Written instruction: Copy out the listing that follows, exact in every word, and skip the images.

---*---

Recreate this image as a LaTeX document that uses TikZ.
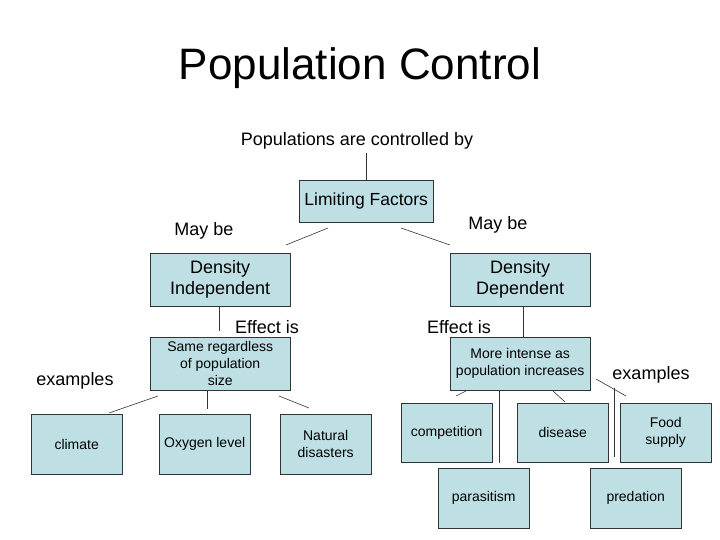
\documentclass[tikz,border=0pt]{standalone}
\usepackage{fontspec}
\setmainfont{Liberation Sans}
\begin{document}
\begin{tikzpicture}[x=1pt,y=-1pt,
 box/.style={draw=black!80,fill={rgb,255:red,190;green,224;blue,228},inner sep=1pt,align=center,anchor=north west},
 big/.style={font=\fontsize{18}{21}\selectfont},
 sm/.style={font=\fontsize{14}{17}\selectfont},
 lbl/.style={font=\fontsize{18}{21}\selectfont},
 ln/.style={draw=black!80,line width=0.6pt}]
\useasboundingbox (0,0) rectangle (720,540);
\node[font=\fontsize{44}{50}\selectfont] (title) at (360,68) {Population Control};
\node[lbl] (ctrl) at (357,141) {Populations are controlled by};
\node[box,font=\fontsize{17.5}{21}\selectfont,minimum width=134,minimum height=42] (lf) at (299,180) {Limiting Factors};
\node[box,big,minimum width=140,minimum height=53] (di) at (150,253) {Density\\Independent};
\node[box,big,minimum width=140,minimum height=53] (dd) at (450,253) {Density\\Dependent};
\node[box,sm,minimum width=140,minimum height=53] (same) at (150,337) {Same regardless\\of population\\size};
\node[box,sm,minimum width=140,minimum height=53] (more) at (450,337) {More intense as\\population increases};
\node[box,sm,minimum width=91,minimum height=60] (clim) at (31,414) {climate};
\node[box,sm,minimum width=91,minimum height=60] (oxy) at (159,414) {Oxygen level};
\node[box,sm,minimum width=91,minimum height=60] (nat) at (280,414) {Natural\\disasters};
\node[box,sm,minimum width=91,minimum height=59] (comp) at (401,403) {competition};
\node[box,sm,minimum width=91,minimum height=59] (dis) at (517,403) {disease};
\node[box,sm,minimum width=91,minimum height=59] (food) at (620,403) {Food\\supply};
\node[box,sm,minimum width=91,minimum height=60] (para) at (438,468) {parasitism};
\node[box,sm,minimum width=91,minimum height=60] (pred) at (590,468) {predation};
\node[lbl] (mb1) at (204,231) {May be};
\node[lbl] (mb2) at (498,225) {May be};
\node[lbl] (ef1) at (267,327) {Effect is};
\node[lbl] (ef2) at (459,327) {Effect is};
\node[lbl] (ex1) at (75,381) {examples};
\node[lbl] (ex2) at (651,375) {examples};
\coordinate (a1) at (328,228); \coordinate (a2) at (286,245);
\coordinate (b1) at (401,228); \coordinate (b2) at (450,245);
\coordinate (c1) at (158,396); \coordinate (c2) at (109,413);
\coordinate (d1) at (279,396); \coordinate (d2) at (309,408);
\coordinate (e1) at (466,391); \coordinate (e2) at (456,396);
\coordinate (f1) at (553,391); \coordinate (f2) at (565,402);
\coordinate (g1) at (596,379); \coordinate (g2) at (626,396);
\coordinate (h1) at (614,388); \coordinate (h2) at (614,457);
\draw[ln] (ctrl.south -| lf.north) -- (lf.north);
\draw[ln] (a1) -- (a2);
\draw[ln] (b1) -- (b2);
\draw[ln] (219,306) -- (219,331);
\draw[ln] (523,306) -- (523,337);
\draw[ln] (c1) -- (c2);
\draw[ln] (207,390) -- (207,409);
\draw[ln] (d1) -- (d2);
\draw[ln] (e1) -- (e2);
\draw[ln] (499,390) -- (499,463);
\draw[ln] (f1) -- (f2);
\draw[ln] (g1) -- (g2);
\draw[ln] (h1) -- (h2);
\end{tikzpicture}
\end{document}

---*---

Task response:
Recreate this image as a LaTeX document that uses TikZ.
\documentclass[tikz,border=0pt]{standalone}
\usepackage{fontspec}
\setmainfont{Liberation Sans}
\begin{document}
\begin{tikzpicture}[x=1pt,y=-1pt,
 box/.style={draw=black!80,fill={rgb,255:red,190;green,224;blue,228},inner sep=1pt,align=center,anchor=north west},
 big/.style={font=\fontsize{18}{21}\selectfont},
 sm/.style={font=\fontsize{14}{17}\selectfont},
 lbl/.style={font=\fontsize{18}{21}\selectfont},
 ln/.style={draw=black!80,line width=0.6pt}]
\useasboundingbox (0,0) rectangle (720,540);
\node[font=\fontsize{44}{50}\selectfont] (title) at (360,68) {Population Control};
\node[lbl] (ctrl) at (357,141) {Populations are controlled by};
\node[box,font=\fontsize{17.5}{21}\selectfont,minimum width=134,minimum height=42] (lf) at (299,180) {Limiting Factors};
\node[box,big,minimum width=140,minimum height=53] (di) at (150,253) {Density\\Independent};
\node[box,big,minimum width=140,minimum height=53] (dd) at (450,253) {Density\\Dependent};
\node[box,sm,minimum width=140,minimum height=53] (same) at (150,337) {Same regardless\\of population\\size};
\node[box,sm,minimum width=140,minimum height=53] (more) at (450,337) {More intense as\\population increases};
\node[box,sm,minimum width=91,minimum height=60] (clim) at (31,414) {climate};
\node[box,sm,minimum width=91,minimum height=60] (oxy) at (159,414) {Oxygen level};
\node[box,sm,minimum width=91,minimum height=60] (nat) at (280,414) {Natural\\disasters};
\node[box,sm,minimum width=91,minimum height=59] (comp) at (401,403) {competition};
\node[box,sm,minimum width=91,minimum height=59] (dis) at (517,403) {disease};
\node[box,sm,minimum width=91,minimum height=59] (food) at (620,403) {Food\\supply};
\node[box,sm,minimum width=91,minimum height=60] (para) at (438,468) {parasitism};
\node[box,sm,minimum width=91,minimum height=60] (pred) at (590,468) {predation};
\node[lbl] (mb1) at (204,231) {May be};
\node[lbl] (mb2) at (498,225) {May be};
\node[lbl] (ef1) at (267,327) {Effect is};
\node[lbl] (ef2) at (459,327) {Effect is};
\node[lbl] (ex1) at (75,381) {examples};
\node[lbl] (ex2) at (651,375) {examples};
\coordinate (a1) at (328,228); \coordinate (a2) at (286,245);
\coordinate (b1) at (401,228); \coordinate (b2) at (450,245);
\coordinate (c1) at (158,396); \coordinate (c2) at (109,413);
\coordinate (d1) at (279,396); \coordinate (d2) at (309,408);
\coordinate (e1) at (466,391); \coordinate (e2) at (456,396);
\coordinate (f1) at (553,391); \coordinate (f2) at (565,402);
\coordinate (g1) at (596,379); \coordinate (g2) at (626,396);
\coordinate (h1) at (614,388); \coordinate (h2) at (614,457);
\draw[ln] (ctrl.south -| lf.north) -- (lf.north);
\draw[ln] (a1) -- (a2);
\draw[ln] (b1) -- (b2);
\draw[ln] (219,306) -- (219,331);
\draw[ln] (523,306) -- (523,337);
\draw[ln] (c1) -- (c2);
\draw[ln] (207,390) -- (207,409);
\draw[ln] (d1) -- (d2);
\draw[ln] (e1) -- (e2);
\draw[ln] (499,390) -- (499,463);
\draw[ln] (f1) -- (f2);
\draw[ln] (g1) -- (g2);
\draw[ln] (h1) -- (h2);
\end{tikzpicture}
\end{document}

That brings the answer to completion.